Inactivity-induced NR4A3 downregulation in human skeletal muscle affects glucose metabolism and translation: Insights from in vitro analysis

Abstract

Objective

Physical activity promotes health, whereas inactivity is associated with metabolic impairment. The transcription factor nuclear receptor subfamily 4 group A member 3 (NR4A3) is a pleiotropic regulator of skeletal muscle exercise adaptation and metabolism. However, the consequence of lower NR4A3 expression remains largely unexplored. We investigated the impact of NR4A3 downregulation on human skeletal muscle metabolism.

Methods

Published transcriptomic datasets from human bed rest and limb immobilisation studies were curated to meta-analyse the effect of physical inactivity on skeletal muscle NR4A3 levels. In primary human skeletal myotubes, siRNA and lentivirus were used to silence and overexpress NR4A3, respectively. Basal and stimulated (insulin ± leucine) signal transduction was determined by immunoblot analysis.
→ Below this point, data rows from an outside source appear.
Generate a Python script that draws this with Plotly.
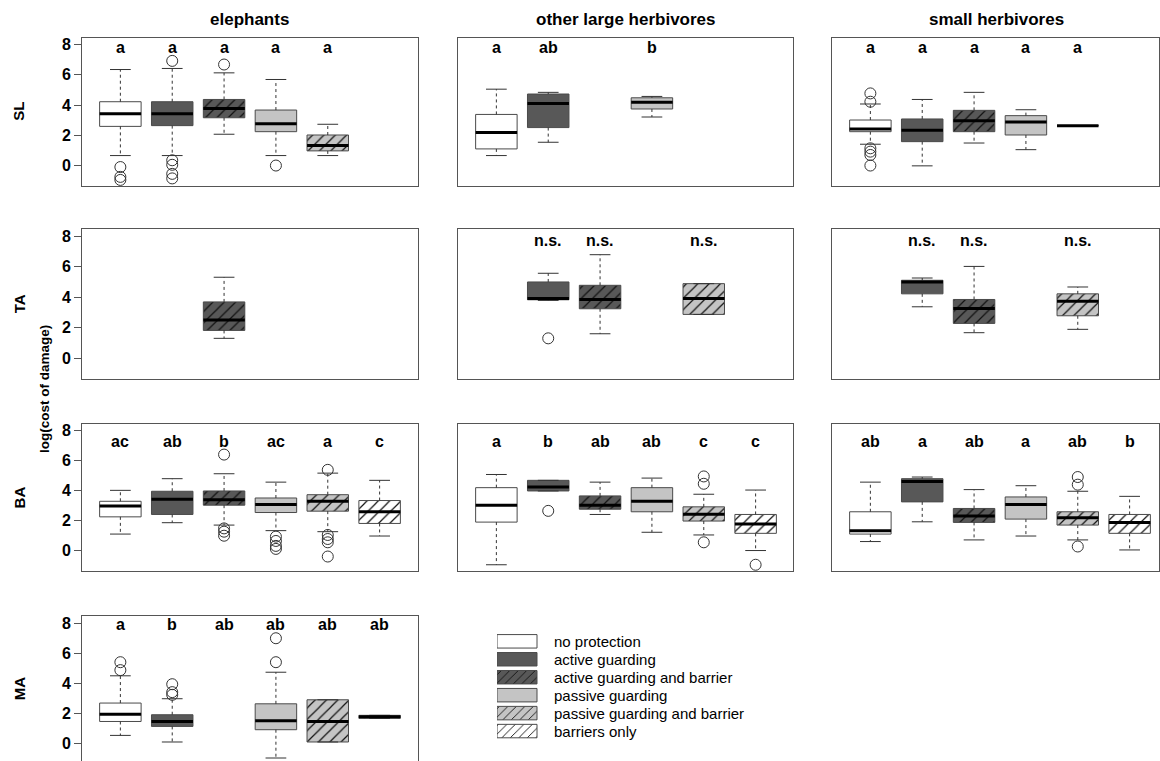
import plotly.graph_objects as go

W, H = 1160, 761
FONT = "Liberation Sans"

GROUP_NAMES = ["no protection", "active guarding", "active guarding and barrier",
               "passive guarding", "passive guarding and barrier", "barriers only"]
GROUP_FILL = ["#ffffff", "#585858", "#585858", "#c4c4c4", "#c4c4c4", "#ffffff"]
GROUP_HATCH = ["", "", "/", "", "/", "/"]
COL_TITLES = ["elephants", "other large herbivores", "small herbivores"]
ROW_LABELS = ["SL", "TA", "BA", "MA"]
Y_TICKS = [0, 2, 4, 6, 8]
Y_AXIS_TITLE = "log(cost of damage)"

# ---------------- SL ----------------
sl_ele_grp = [1, 2, 3, 4, 5]
sl_ele_low = [0.66, 0.66, 2.07, 0.66, 0.66]
sl_ele_q1 = [2.59, 2.64, 3.16, 2.24, 0.97]
sl_ele_med = [3.43, 3.43, 3.78, 2.77, 1.32]
sl_ele_q3 = [4.22, 4.22, 4.37, 3.67, 2.02]
sl_ele_high = [6.35, 6.42, 6.13, 5.69, 2.73]
sl_ele_out_grp = [1, 1, 1, 2, 2, 2, 2, 2, 3, 4]
sl_ele_out_val = [-0.1, -0.75, -0.95, 6.92, 0.35, 0.05, -0.55, -0.85, 6.68, 0.0]
sl_ele_letters = ["a", "a", "a", "a", "a", ""]

sl_olh_grp = [1, 2, 4]
sl_olh_low = [0.66, 1.54, 3.21]
sl_olh_q1 = [1.10, 2.51, 3.74]
sl_olh_med = [2.18, 4.11, 4.18]
sl_olh_q3 = [3.38, 4.73, 4.48]
sl_olh_high = [5.05, 4.84, 4.57]
sl_olh_out_grp = []
sl_olh_out_val = []
sl_olh_letters = ["a", "ab", "", "b", "", ""]

sl_sh_grp = [1, 2, 3, 4, 5]
sl_sh_low = [1.41, -0.02, 1.49, 1.05, 2.64]
sl_sh_q1 = [2.24, 1.58, 2.24, 2.02, 2.64]
sl_sh_med = [2.42, 2.33, 2.97, 2.88, 2.64]
sl_sh_q3 = [3.01, 3.08, 3.65, 3.30, 2.64]
sl_sh_high = [4.07, 4.37, 4.84, 3.69, 2.64]
sl_sh_out_grp = [1, 1, 1, 1, 1, 1]
sl_sh_out_val = [4.77, 4.22, 1.14, 0.92, 0.70, 0.0]
sl_sh_letters = ["a", "a", "a", "a", "a", ""]

# ---------------- TA ----------------
ta_ele_grp = [3]
ta_ele_low = [1.31]
ta_ele_q1 = [1.83]
ta_ele_med = [2.51]
ta_ele_q3 = [3.70]
ta_ele_high = [5.32]
ta_ele_out_grp = []
ta_ele_out_val = []
ta_ele_letters = ["", "", "", "", "", ""]

ta_olh_grp = [2, 3, 5]
ta_olh_low = [3.80, 1.61, 2.88]
ta_olh_q1 = [3.84, 3.25, 2.88]
ta_olh_med = [3.92, 3.86, 3.92]
ta_olh_q3 = [5.01, 4.79, 4.90]
ta_olh_high = [5.58, 6.80, 4.90]
ta_olh_out_grp = [2]
ta_olh_out_val = [1.31]
ta_olh_letters = ["", "n.s.", "n.s.", "", "n.s.", ""]

ta_sh_grp = [2, 3, 5]
ta_sh_low = [3.38, 1.68, 1.90]
ta_sh_q1 = [4.23, 2.29, 2.79]
ta_sh_med = [5.01, 3.27, 3.75]
ta_sh_q3 = [5.12, 3.86, 4.23]
ta_sh_high = [5.27, 6.03, 4.68]
ta_sh_out_grp = []
ta_sh_out_val = []
ta_sh_letters = ["", "n.s.", "n.s.", "", "n.s.", ""]

# ---------------- BA ----------------
ba_ele_grp = [1, 2, 3, 4, 5, 6]
ba_ele_low = [1.10, 1.86, 1.70, 1.33, 1.26, 0.97]
ba_ele_q1 = [2.25, 2.41, 3.03, 2.54, 2.63, 1.81]
ba_ele_med = [2.98, 3.43, 3.40, 3.07, 3.29, 2.59]
ba_ele_q3 = [3.29, 3.96, 3.98, 3.51, 3.73, 3.34]
ba_ele_high = [4.02, 4.80, 5.13, 4.57, 5.17, 4.69]
ba_ele_out_grp = [3, 3, 3, 3, 4, 4, 4, 4, 5, 5, 5, 5, 5]
ba_ele_out_val = [6.41, 1.48, 1.26, 0.99, 0.93, 0.64, 0.31, 0.11, 5.39, 1.04, 0.77, 0.55, -0.40]
ba_ele_letters = ["ac", "ab", "b", "ac", "a", "c"]

ba_olh_grp = [1, 2, 3, 4, 5, 6]
ba_olh_low = [-0.95, 3.98, 2.41, 1.22, 1.04, 0.0]
ba_olh_q1 = [1.90, 3.98, 2.76, 2.59, 1.97, 1.15]
ba_olh_med = [3.03, 4.24, 3.03, 3.29, 2.43, 1.77]
ba_olh_q3 = [4.20, 4.69, 3.65, 4.20, 2.92, 2.41]
ba_olh_high = [5.08, 4.69, 4.57, 4.84, 3.76, 4.04]
ba_olh_out_grp = [2, 5, 5, 5, 6]
ba_olh_out_val = [2.65, 4.95, 4.46, 0.55, -0.95]
ba_olh_letters = ["a", "b", "ab", "ab", "c", "c"]

ba_sh_grp = [1, 2, 3, 4, 5, 6]
ba_sh_low = [0.60, 1.92, 0.71, 0.97, 0.71, 0.04]
ba_sh_q1 = [1.10, 3.25, 1.88, 2.10, 1.70, 1.15]
ba_sh_med = [1.33, 4.62, 2.30, 3.07, 2.19, 1.88]
ba_sh_q3 = [2.59, 4.80, 2.81, 3.58, 2.59, 2.41]
ba_sh_high = [4.57, 4.91, 4.07, 4.33, 3.96, 3.62]
ba_sh_out_grp = [5, 5, 5]
ba_sh_out_val = [4.91, 4.40, 0.27]
ba_sh_letters = ["ab", "a", "ab", "a", "ab", "b"]

# ---------------- MA ----------------
ma_ele_grp = [1, 2, 4, 5, 6]
ma_ele_low = [0.51, 0.07, -1.0, 0.07, 1.65]
ma_ele_q1 = [1.44, 1.11, 0.89, 0.07, 1.65]
ma_ele_med = [1.93, 1.44, 1.49, 1.44, 1.75]
ma_ele_q3 = [2.67, 1.89, 2.62, 2.89, 1.85]
ma_ele_high = [4.49, 2.96, 4.73, 2.89, 1.85]
ma_ele_out_grp = [1, 1, 2, 2, 2, 4, 4]
ma_ele_out_val = [5.40, 4.87, 3.93, 3.40, 3.22, 7.0, 5.40]
ma_ele_letters = ["a", "b", "ab", "ab", "ab", "ab"]

PANELS = [
    (0, 0, sl_ele_grp, sl_ele_low, sl_ele_q1, sl_ele_med, sl_ele_q3, sl_ele_high, sl_ele_out_grp, sl_ele_out_val, sl_ele_letters),
    (0, 1, sl_olh_grp, sl_olh_low, sl_olh_q1, sl_olh_med, sl_olh_q3, sl_olh_high, sl_olh_out_grp, sl_olh_out_val, sl_olh_letters),
    (0, 2, sl_sh_grp, sl_sh_low, sl_sh_q1, sl_sh_med, sl_sh_q3, sl_sh_high, sl_sh_out_grp, sl_sh_out_val, sl_sh_letters),
    (1, 0, ta_ele_grp, ta_ele_low, ta_ele_q1, ta_ele_med, ta_ele_q3, ta_ele_high, ta_ele_out_grp, ta_ele_out_val, ta_ele_letters),
    (1, 1, ta_olh_grp, ta_olh_low, ta_olh_q1, ta_olh_med, ta_olh_q3, ta_olh_high, ta_olh_out_grp, ta_olh_out_val, ta_olh_letters),
    (1, 2, ta_sh_grp, ta_sh_low, ta_sh_q1, ta_sh_med, ta_sh_q3, ta_sh_high, ta_sh_out_grp, ta_sh_out_val, ta_sh_letters),
    (2, 0, ba_ele_grp, ba_ele_low, ba_ele_q1, ba_ele_med, ba_ele_q3, ba_ele_high, ba_ele_out_grp, ba_ele_out_val, ba_ele_letters),
    (2, 1, ba_olh_grp, ba_olh_low, ba_olh_q1, ba_olh_med, ba_olh_q3, ba_olh_high, ba_olh_out_grp, ba_olh_out_val, ba_olh_letters),
    (2, 2, ba_sh_grp, ba_sh_low, ba_sh_q1, ba_sh_med, ba_sh_q3, ba_sh_high, ba_sh_out_grp, ba_sh_out_val, ba_sh_letters),
    (3, 0, ma_ele_grp, ma_ele_low, ma_ele_q1, ma_ele_med, ma_ele_q3, ma_ele_high, ma_ele_out_grp, ma_ele_out_val, ma_ele_letters),
]

# ---------------- layout geometry (pixels) ----------------
COL_PX = [(82, 418), (458, 793), (832, 1159)]
ROW_PX = [(35.7, 184.6), (228, 378), (423, 570.4), (616, 761)]
Y_RANGES = [(-1.36, 8.46), (-1.36, 8.46), (-1.36, 8.46), (-1.2, 8.46)]
X_UNIT = 51.85
LETTER_Y = [7.8, 7.7, 7.3, 7.9]
FRAME = "#555555"
EDGE = "#4a4a4a"
WHISK = "#333333"
HATCH = "#111111"
BOX_W = 0.8
CAP_HALF = 0.2


def box_marker(style, size=8):
    m = dict(color=GROUP_FILL[style], line=dict(color=EDGE, width=1))
    if GROUP_HATCH[style]:
        m["pattern"] = dict(shape=GROUP_HATCH[style], fgcolor=HATCH, fgopacity=1,
                            size=size, solidity=0.15, fillmode="overlay")
    return m


fig = go.Figure()
axes = {}
annotations = []

for k, (r, c, grp, low, q1, med, q3, high, og, ov, letters) in enumerate(PANELS):
    n = k + 1
    s = "" if n == 1 else str(n)
    xref, yref = "x" + s, "y" + s
    x0, x1 = COL_PX[c]
    y0, y1 = ROW_PX[r]
    axes["xaxis" + s] = dict(domain=[x0 / W, x1 / W], range=[0.26, 0.26 + (x1 - x0) / X_UNIT],
                             anchor=yref, showline=True, mirror=True, linecolor=FRAME, linewidth=1,
                             showgrid=False, zeroline=False, showticklabels=False, ticks="")
    yax = dict(domain=[1 - y1 / H, 1 - y0 / H], range=list(Y_RANGES[r]), anchor=xref,
               showline=True, mirror=True, linecolor=FRAME, linewidth=1,
               showgrid=False, zeroline=False)
    if c == 0:
        yax.update(tickvals=Y_TICKS, ticks="outside", ticklen=7, tickwidth=1, tickcolor=FRAME,
                   tickfont=dict(family=FONT, size=16, color="black", weight="bold"),
                   showticklabels=True)
    else:
        yax.update(showticklabels=False, ticks="")
    axes["yaxis" + s] = yax

    wx, wy, cx, cy, mx, my = [], [], [], [], [], []
    for g, lo, a, m, b, hi in zip(grp, low, q1, med, q3, high):
        wx += [g, g, None, g, g, None]
        wy += [b, hi, None, a, lo, None]
        cx += [g - CAP_HALF, g + CAP_HALF, None, g - CAP_HALF, g + CAP_HALF, None]
        cy += [hi, hi, None, lo, lo, None]
        mx += [g - BOX_W / 2, g + BOX_W / 2, None]
        my += [m, m, None]
    fig.add_trace(go.Scatter(x=wx, y=wy, mode="lines", xaxis=xref, yaxis=yref,
                             line=dict(color=WHISK, width=1, dash="3px,3px"),
                             hoverinfo="skip", showlegend=False))
    for g, a, b in zip(grp, q1, q3):
        fig.add_trace(go.Bar(x=[g], y=[b - a], base=[a], width=BOX_W, xaxis=xref, yaxis=yref,
                             marker=box_marker(g - 1), hoverinfo="skip", showlegend=False))
    fig.add_trace(go.Scatter(x=cx, y=cy, mode="lines", xaxis=xref, yaxis=yref,
                             line=dict(color=WHISK, width=1),
                             hoverinfo="skip", showlegend=False))
    fig.add_trace(go.Scatter(x=mx, y=my, mode="lines", xaxis=xref, yaxis=yref,
                             line=dict(color="black", width=3),
                             hoverinfo="skip", showlegend=False))
    if og:
        fig.add_trace(go.Scatter(x=og, y=ov, mode="markers", xaxis=xref, yaxis=yref,
                                 marker=dict(symbol="circle-open", size=11, color=WHISK,
                                             line=dict(width=1)),
                                 hoverinfo="skip", showlegend=False))
    for i, txt in enumerate(letters):
        if txt:
            annotations.append(dict(x=i + 1, y=LETTER_Y[r], xref=xref, yref=yref, text=txt,
                                    showarrow=False, yanchor="middle",
                                    font=dict(family=FONT, size=16, color="black", weight="bold")))

# column titles
for c, t in enumerate(COL_TITLES):
    x0, x1 = COL_PX[c]
    xc = (x0 + 1160) / 2 if c == 2 else (x0 + x1) / 2
    annotations.append(dict(x=xc / W, y=1 - 18 / H, xref="paper", yref="paper", text=t,
                            showarrow=False, xanchor="center", yanchor="middle",
                            font=dict(family=FONT, size=17, color="black", weight="bold")))
# row labels
for r, t in enumerate(ROW_LABELS):
    y0, y1 = ROW_PX[r]
    yc = (y0 + y1) / 2 if r < 3 else 689
    annotations.append(dict(x=19 / W, y=1 - yc / H, xref="paper", yref="paper", text=t,
                            showarrow=False, textangle=-90, xanchor="center", yanchor="middle",
                            font=dict(family=FONT, size=15, color="black", weight="bold")))
annotations.append(dict(x=45 / W, y=1 - 388 / H, xref="paper", yref="paper", text=Y_AXIS_TITLE,
                        showarrow=False, textangle=-90, xanchor="center", yanchor="middle",
                        font=dict(family=FONT, size=13.5, color="black", weight="bold")))

# legend drawn as its own small bar axis
LEG = "11"
leg_pos = list(range(1, len(GROUP_NAMES) + 1))
axes["xaxis" + LEG] = dict(domain=[497 / W, 800 / W], range=[0, 303 / 40], visible=False,
                           anchor="y" + LEG)
axes["yaxis" + LEG] = dict(domain=[1 - 740 / H, 1 - 632 / H], range=[6.5, 0.5], visible=False,
                           anchor="x" + LEG)
for i, p in enumerate(leg_pos):
    fig.add_trace(go.Bar(y=[p], x=[1], base=[0], orientation="h", width=0.75,
                         xaxis="x" + LEG, yaxis="y" + LEG, marker=box_marker(i, size=6),
                         hoverinfo="skip", showlegend=False))
for p, name in zip(leg_pos, GROUP_NAMES):
    annotations.append(dict(x=55 / 40, y=p, xref="x" + LEG, yref="y" + LEG, text=name,
                            showarrow=False, xanchor="left", yanchor="middle",
                            font=dict(family=FONT, size=15, color="black")))

fig.update_layout(width=W, height=H, margin=dict(l=0, r=0, t=0, b=0),
                  paper_bgcolor="white", plot_bgcolor="white", barmode="overlay",
                  showlegend=False, annotations=annotations, **axes)
fig.write_html("out.html", config={"displayModeBar": False},
               post_script="document.body.style.margin='0';document.body.style.overflow='hidden';")
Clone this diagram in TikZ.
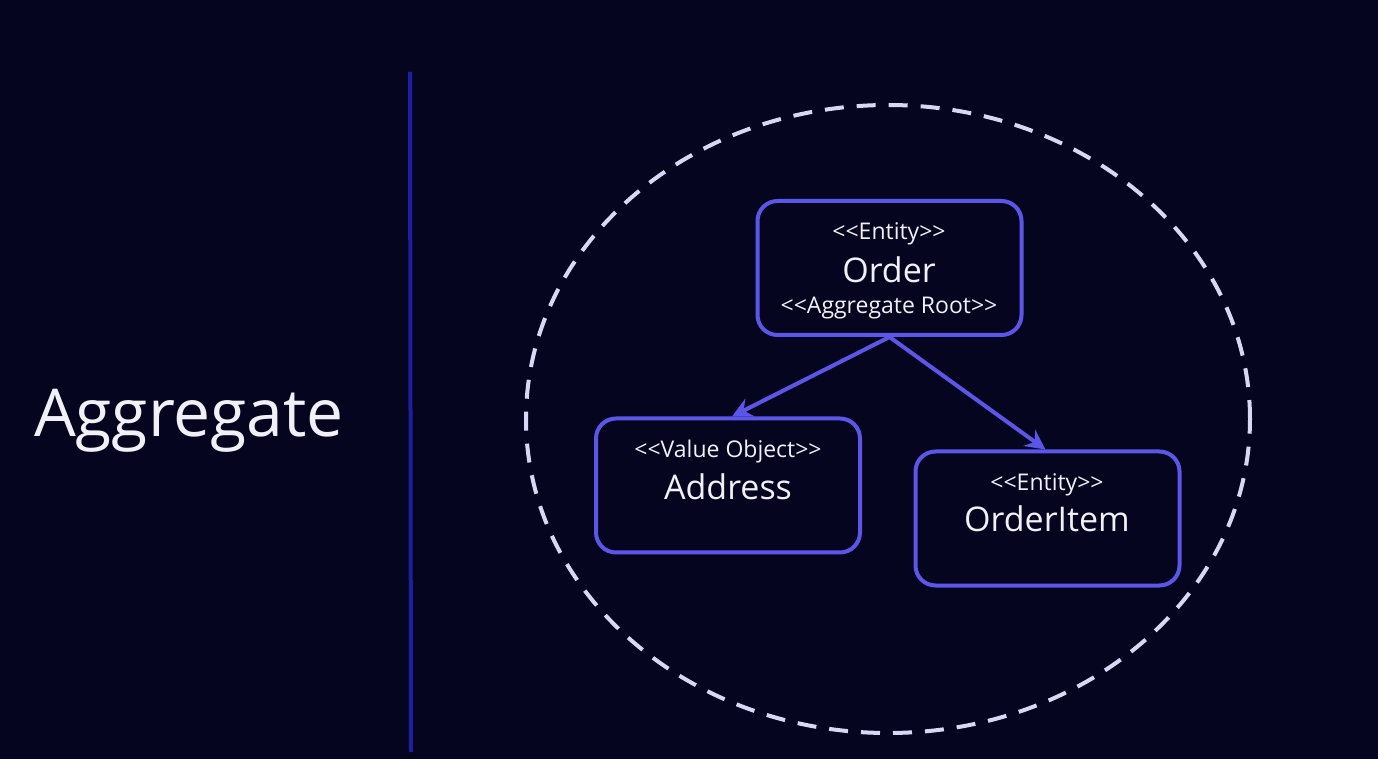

Effects on glucose, fatty acid, and protein metabolism were measured using radiolabelled substrate assays. Lactate production was assessed in culture supernatant by colourimetry. Cell morphology was analysed by immunocytochemistry and gene expression was quantified by RT-qPCR.

Results

Physical inactivity decreased skeletal muscle NR4A3 (−27%), concomitant with pathways related to mitochondrial function, cytoskeleton organization, chromatin regulation, protein synthesis and degradation. Silencing of NR4A3 reduced glucose oxidation (−18%) and increased lactate production (+23%) in vitro. This coincided with greater signalling downstream of AMPK and elevated rates of basal (+26%) and FCCP-stimulated (+55%) fatty acid oxidation. NR4A3 downregulation lowered protein synthesis (−25%), and impaired mTORC1 signalling and ribosomal transcription. Alternatively, overexpression of the canonical NR4A3 protein isoform (+290%) augmented translation and total cellular protein content, which protected myotubes against dexamethasone-induced atrophy. Moreover, partial restoration of NR4A3 levels rescued glucose oxidation in NR4A3-silenced muscle cells and restored phosphorylation of mTORC1 substrates. NR4A3 depletion reduced myotube area (−48%) and further altered protein and gene expression of key contractile elements in skeletal muscle.

Conclusions

Our study connects reduced NR4A3 expression with physical inactivity and indicates that NR4A3 downregulation in human skeletal muscle has adverse effects on glucose metabolism and protein synthesis. Thus, decrements in NR4A3 abundance could be causal in the deleterious health consequences resulting from sedentary lifestyles and targeting NR4A3 may offer new avenues for combating conditions such as disuse muscle atrophy.